DATA EXCERPT ::
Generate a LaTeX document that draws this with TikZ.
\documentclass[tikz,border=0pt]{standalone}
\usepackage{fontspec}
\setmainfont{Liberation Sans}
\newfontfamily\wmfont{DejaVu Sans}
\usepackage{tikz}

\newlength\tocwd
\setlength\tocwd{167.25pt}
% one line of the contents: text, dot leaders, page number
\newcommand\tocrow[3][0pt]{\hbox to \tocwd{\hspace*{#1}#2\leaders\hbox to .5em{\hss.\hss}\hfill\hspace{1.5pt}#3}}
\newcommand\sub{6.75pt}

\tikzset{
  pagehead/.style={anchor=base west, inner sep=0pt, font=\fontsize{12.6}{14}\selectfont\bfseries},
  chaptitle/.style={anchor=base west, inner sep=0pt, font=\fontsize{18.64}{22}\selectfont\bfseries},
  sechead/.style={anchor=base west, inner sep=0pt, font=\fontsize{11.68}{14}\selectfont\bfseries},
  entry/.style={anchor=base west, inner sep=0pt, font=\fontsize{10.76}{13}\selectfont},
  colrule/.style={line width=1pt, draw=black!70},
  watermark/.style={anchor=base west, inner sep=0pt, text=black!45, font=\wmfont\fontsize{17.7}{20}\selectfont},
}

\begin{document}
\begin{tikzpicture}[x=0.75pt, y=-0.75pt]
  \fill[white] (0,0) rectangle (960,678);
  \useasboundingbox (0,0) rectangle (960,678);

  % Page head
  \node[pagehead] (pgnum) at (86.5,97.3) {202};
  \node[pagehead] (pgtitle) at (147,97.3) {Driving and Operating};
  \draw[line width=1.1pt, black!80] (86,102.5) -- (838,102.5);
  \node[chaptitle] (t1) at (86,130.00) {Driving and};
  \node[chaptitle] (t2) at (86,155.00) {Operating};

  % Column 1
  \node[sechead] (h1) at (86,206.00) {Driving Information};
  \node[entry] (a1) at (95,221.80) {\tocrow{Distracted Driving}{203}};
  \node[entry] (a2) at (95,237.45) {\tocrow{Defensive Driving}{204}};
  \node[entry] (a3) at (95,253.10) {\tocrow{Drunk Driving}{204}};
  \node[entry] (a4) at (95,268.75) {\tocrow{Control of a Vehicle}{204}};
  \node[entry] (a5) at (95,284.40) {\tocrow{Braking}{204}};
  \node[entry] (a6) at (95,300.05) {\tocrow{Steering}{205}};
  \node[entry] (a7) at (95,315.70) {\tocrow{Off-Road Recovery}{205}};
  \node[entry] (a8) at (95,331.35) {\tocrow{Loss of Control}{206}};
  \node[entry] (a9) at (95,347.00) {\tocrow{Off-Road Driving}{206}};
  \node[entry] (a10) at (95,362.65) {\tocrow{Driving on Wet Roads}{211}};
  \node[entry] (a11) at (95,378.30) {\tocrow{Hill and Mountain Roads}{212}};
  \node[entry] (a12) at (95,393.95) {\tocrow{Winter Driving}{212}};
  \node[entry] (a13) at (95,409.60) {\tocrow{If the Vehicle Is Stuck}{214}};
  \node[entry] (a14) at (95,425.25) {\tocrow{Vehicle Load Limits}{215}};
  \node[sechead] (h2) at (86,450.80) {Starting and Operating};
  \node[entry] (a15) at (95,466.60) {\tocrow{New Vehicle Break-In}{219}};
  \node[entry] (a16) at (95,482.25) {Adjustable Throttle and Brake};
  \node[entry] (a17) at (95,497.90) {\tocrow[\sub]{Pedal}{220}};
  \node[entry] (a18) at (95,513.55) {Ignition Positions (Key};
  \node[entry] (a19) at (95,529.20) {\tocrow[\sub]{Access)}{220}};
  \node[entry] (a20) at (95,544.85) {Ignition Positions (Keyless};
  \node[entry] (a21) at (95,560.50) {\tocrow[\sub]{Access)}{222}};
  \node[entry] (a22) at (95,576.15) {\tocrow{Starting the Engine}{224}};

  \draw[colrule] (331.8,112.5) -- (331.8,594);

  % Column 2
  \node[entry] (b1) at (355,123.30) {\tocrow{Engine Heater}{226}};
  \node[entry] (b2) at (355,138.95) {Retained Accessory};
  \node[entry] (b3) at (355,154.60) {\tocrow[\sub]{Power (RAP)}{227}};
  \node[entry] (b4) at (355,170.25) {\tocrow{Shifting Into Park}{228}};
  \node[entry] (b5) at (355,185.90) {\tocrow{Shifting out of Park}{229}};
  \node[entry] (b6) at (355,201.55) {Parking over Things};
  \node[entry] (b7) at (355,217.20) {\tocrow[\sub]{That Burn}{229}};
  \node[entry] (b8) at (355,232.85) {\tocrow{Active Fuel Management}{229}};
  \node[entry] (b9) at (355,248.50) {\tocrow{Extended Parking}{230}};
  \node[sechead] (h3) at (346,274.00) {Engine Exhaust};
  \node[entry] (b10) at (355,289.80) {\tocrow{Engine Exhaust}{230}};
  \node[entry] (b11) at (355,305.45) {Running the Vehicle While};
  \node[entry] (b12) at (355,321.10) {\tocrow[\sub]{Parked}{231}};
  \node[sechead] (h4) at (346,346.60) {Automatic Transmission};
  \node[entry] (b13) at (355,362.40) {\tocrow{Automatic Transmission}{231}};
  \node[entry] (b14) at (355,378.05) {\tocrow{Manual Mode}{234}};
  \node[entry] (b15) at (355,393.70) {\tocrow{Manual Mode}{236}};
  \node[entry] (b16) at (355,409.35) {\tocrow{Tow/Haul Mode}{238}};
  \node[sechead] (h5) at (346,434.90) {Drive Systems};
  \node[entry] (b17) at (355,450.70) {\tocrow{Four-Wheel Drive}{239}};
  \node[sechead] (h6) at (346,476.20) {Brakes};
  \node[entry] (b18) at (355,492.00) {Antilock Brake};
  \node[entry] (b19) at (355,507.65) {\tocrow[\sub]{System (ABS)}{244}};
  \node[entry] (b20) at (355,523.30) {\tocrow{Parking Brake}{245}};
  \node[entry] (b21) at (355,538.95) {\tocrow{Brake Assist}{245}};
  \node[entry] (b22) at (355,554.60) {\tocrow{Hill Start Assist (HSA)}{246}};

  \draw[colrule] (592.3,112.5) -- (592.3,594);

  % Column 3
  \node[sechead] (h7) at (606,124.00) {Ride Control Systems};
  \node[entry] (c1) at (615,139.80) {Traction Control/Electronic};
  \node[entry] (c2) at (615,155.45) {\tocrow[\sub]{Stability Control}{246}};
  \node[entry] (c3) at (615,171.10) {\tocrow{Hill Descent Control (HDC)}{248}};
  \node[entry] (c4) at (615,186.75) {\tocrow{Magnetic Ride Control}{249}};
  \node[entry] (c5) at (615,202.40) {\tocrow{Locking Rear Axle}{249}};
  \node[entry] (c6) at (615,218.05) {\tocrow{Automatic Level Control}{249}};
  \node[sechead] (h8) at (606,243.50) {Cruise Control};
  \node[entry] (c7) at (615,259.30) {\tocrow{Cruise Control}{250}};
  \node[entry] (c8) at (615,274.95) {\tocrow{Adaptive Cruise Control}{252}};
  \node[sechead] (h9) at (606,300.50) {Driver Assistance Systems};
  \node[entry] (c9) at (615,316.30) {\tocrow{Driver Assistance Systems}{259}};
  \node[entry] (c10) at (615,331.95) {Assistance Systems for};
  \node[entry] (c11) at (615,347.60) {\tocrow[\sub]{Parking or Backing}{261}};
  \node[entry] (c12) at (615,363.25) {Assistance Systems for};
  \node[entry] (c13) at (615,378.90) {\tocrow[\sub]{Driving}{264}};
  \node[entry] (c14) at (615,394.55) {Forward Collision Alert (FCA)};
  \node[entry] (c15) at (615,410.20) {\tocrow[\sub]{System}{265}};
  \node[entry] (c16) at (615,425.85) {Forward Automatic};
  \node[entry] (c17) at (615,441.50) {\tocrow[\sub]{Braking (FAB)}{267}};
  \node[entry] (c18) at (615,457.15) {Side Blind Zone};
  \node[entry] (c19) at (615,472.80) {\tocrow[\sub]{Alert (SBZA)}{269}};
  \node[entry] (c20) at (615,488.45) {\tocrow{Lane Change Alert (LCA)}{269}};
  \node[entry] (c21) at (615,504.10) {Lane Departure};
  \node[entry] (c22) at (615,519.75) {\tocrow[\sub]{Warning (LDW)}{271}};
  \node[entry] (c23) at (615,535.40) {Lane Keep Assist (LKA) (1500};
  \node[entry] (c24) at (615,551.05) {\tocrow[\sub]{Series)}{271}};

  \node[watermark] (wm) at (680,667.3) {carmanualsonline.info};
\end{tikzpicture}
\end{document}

INSTRUCTION ::
Return the opening line of the data and every line after it through the line containing "(t2) at (86,155.00)", please, exactly as written and with nothing added.

THE OUTPUT ::
Generate a LaTeX document that draws this with TikZ.
\documentclass[tikz,border=0pt]{standalone}
\usepackage{fontspec}
\setmainfont{Liberation Sans}
\newfontfamily\wmfont{DejaVu Sans}
\usepackage{tikz}

\newlength\tocwd
\setlength\tocwd{167.25pt}
% one line of the contents: text, dot leaders, page number
\newcommand\tocrow[3][0pt]{\hbox to \tocwd{\hspace*{#1}#2\leaders\hbox to .5em{\hss.\hss}\hfill\hspace{1.5pt}#3}}
\newcommand\sub{6.75pt}

\tikzset{
  pagehead/.style={anchor=base west, inner sep=0pt, font=\fontsize{12.6}{14}\selectfont\bfseries},
  chaptitle/.style={anchor=base west, inner sep=0pt, font=\fontsize{18.64}{22}\selectfont\bfseries},
  sechead/.style={anchor=base west, inner sep=0pt, font=\fontsize{11.68}{14}\selectfont\bfseries},
  entry/.style={anchor=base west, inner sep=0pt, font=\fontsize{10.76}{13}\selectfont},
  colrule/.style={line width=1pt, draw=black!70},
  watermark/.style={anchor=base west, inner sep=0pt, text=black!45, font=\wmfont\fontsize{17.7}{20}\selectfont},
}

\begin{document}
\begin{tikzpicture}[x=0.75pt, y=-0.75pt]
  \fill[white] (0,0) rectangle (960,678);
  \useasboundingbox (0,0) rectangle (960,678);

  % Page head
  \node[pagehead] (pgnum) at (86.5,97.3) {202};
  \node[pagehead] (pgtitle) at (147,97.3) {Driving and Operating};
  \draw[line width=1.1pt, black!80] (86,102.5) -- (838,102.5);
  \node[chaptitle] (t1) at (86,130.00) {Driving and};
  \node[chaptitle] (t2) at (86,155.00) {Operating};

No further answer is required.